Son olarak sözler, tema, aşkın incelikle işlenişi… Yaşar yaşayan son romantiklerden. Doğadan metaforlar çıkarmayı seviyor, özellikle “kuş” ve “kış” kelimelerini sık sık kullanıyor. Sevgiliyi her an uçup gidebilecek bir kuşa benzetiyor, kuşlar kışın göç ettikleri için, sevgili gidince mevsim de kışa dönüyor. “Divane” parçasında “Kışlar bahara döner gibidir.”, “Kuşlar” parçasında “Sakın sen kuşlara uyma.” ve “O’nun Vedası”nda “Mevsimler dönünce yaza, kuşlar döner pişman.” dizelerinde görebiliriz bu temayı. Bu kendine has tarzı sayesinde Yaşar’ın kaleminden çıkmış bir şarkıyı anlamak kolay. İnsan tanıdığı, anladığı şeyleri sever; ben de Yaşar’ın şarkılarını bu yüzden seviyorum.
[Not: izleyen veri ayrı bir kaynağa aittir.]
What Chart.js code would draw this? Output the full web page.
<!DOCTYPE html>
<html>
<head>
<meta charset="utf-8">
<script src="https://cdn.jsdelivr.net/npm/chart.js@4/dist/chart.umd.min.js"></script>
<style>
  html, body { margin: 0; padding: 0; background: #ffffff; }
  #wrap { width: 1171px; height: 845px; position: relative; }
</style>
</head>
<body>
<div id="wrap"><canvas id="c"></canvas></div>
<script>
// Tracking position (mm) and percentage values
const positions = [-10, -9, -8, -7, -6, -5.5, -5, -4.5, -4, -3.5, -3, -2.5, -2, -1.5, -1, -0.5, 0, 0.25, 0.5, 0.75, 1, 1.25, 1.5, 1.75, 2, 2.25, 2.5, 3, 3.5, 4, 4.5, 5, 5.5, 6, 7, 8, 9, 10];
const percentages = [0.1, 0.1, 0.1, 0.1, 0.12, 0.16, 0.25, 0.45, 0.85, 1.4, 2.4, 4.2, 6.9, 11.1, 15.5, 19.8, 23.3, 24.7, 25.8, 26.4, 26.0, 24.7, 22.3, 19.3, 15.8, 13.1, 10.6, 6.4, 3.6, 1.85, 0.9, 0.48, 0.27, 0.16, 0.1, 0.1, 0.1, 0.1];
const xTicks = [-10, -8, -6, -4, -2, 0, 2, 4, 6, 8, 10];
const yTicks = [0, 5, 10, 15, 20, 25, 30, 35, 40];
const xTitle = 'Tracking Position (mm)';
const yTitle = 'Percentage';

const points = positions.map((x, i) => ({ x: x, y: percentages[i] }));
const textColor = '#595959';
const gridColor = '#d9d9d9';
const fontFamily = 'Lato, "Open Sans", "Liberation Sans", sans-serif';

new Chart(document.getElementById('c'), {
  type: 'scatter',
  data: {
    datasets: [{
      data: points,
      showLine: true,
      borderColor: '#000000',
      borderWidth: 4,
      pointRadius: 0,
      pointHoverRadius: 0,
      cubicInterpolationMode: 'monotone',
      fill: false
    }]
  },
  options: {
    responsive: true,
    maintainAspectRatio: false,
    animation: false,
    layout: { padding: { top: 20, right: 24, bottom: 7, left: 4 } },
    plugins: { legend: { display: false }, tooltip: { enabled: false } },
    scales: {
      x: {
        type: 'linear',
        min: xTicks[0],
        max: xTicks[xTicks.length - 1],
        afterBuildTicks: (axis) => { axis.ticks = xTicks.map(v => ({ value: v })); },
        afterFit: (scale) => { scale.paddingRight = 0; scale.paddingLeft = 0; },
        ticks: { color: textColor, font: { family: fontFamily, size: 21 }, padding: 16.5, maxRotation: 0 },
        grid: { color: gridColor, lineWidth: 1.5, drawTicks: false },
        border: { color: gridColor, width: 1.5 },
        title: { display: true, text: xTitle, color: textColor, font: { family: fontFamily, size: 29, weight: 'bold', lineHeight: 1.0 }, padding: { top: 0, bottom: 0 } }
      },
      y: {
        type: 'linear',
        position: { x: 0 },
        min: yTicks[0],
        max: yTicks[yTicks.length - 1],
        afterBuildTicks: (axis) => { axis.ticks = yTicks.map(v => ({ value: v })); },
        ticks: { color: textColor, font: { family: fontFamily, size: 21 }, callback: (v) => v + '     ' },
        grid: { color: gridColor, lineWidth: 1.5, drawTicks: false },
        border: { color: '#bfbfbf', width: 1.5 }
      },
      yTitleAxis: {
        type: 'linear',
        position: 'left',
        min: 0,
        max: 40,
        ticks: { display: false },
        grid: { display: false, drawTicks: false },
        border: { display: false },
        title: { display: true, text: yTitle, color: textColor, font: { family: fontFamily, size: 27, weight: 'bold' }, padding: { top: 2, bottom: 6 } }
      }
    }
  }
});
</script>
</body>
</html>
Neyi neden sevdiğimizi anlamak kolay değil, neyi neden konforlu bulduğumuz ise çoğunlukla tamamen muamma. Yine de kendimizi daha iyi tanımak için sevdiğimiz şeylerin içini kurcalamalı, bütünün hangi parçasının bize iyi hissettirdiğini bulmalıyız. Kim bilir, belki bu parçaları bulduktan sonra yerlerine yerleştirebilir ve kendi güvenli dünyamızı inşa edebiliriz. Siz de bu işe girişmeden önce çayınızı baş ucunuza koymayı ve Dem albümünü açmayı unutmayın.